-- START THE RECORDS --
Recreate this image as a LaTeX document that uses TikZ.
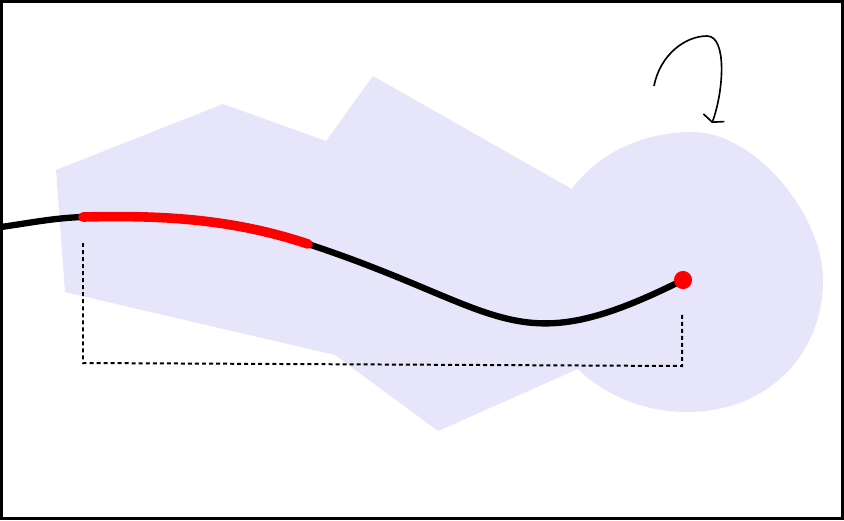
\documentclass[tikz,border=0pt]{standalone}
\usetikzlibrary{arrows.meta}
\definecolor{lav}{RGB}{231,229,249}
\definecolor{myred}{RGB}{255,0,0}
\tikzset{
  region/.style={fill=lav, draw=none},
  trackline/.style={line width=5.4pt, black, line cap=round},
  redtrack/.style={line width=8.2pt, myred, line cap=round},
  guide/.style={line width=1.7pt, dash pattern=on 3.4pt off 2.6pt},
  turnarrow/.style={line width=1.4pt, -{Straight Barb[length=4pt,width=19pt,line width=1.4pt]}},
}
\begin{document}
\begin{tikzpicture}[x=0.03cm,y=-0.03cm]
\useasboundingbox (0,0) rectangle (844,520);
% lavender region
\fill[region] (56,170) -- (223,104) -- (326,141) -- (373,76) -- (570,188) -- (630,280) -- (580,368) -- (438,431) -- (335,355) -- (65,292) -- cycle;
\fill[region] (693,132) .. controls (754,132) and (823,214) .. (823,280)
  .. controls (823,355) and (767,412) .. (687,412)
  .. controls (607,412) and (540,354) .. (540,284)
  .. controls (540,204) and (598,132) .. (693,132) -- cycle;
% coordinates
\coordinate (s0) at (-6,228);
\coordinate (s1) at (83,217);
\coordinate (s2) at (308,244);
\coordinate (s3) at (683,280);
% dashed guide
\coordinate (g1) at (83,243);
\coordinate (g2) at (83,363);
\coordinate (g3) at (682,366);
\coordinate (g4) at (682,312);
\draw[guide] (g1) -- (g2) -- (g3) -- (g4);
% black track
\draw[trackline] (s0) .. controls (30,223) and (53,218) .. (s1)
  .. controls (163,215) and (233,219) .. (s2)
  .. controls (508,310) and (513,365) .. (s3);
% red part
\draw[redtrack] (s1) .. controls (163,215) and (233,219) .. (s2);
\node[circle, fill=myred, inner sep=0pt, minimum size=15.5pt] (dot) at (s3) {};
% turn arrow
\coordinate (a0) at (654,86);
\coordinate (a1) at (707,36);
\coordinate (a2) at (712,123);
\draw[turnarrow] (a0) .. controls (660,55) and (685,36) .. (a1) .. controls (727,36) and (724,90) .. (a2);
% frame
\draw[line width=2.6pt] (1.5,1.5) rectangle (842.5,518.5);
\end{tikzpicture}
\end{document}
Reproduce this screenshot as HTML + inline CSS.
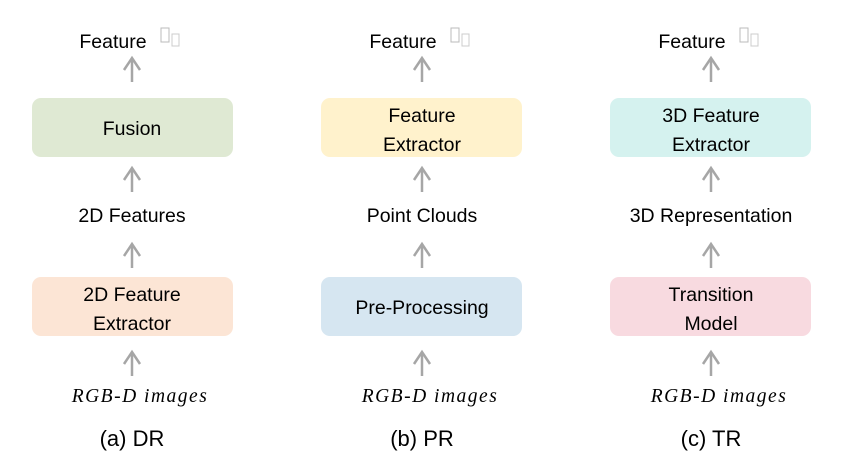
-- END THE RECORDS --
▸ TASK BRIEF
Set down the records in full and exactly. Do not carry over any image.

▸ ANSWER TO THIS EXERCISE
Recreate this image as a LaTeX document that uses TikZ.
\documentclass[tikz,border=0pt]{standalone}
\usetikzlibrary{arrows.meta}
\definecolor{lav}{RGB}{231,229,249}
\definecolor{myred}{RGB}{255,0,0}
\tikzset{
  region/.style={fill=lav, draw=none},
  trackline/.style={line width=5.4pt, black, line cap=round},
  redtrack/.style={line width=8.2pt, myred, line cap=round},
  guide/.style={line width=1.7pt, dash pattern=on 3.4pt off 2.6pt},
  turnarrow/.style={line width=1.4pt, -{Straight Barb[length=4pt,width=19pt,line width=1.4pt]}},
}
\begin{document}
\begin{tikzpicture}[x=0.03cm,y=-0.03cm]
\useasboundingbox (0,0) rectangle (844,520);
% lavender region
\fill[region] (56,170) -- (223,104) -- (326,141) -- (373,76) -- (570,188) -- (630,280) -- (580,368) -- (438,431) -- (335,355) -- (65,292) -- cycle;
\fill[region] (693,132) .. controls (754,132) and (823,214) .. (823,280)
  .. controls (823,355) and (767,412) .. (687,412)
  .. controls (607,412) and (540,354) .. (540,284)
  .. controls (540,204) and (598,132) .. (693,132) -- cycle;
% coordinates
\coordinate (s0) at (-6,228);
\coordinate (s1) at (83,217);
\coordinate (s2) at (308,244);
\coordinate (s3) at (683,280);
% dashed guide
\coordinate (g1) at (83,243);
\coordinate (g2) at (83,363);
\coordinate (g3) at (682,366);
\coordinate (g4) at (682,312);
\draw[guide] (g1) -- (g2) -- (g3) -- (g4);
% black track
\draw[trackline] (s0) .. controls (30,223) and (53,218) .. (s1)
  .. controls (163,215) and (233,219) .. (s2)
  .. controls (508,310) and (513,365) .. (s3);
% red part
\draw[redtrack] (s1) .. controls (163,215) and (233,219) .. (s2);
\node[circle, fill=myred, inner sep=0pt, minimum size=15.5pt] (dot) at (s3) {};
% turn arrow
\coordinate (a0) at (654,86);
\coordinate (a1) at (707,36);
\coordinate (a2) at (712,123);
\draw[turnarrow] (a0) .. controls (660,55) and (685,36) .. (a1) .. controls (727,36) and (724,90) .. (a2);
% frame
\draw[line width=2.6pt] (1.5,1.5) rectangle (842.5,518.5);
\end{tikzpicture}
\end{document}
Reproduce this screenshot as HTML + inline CSS.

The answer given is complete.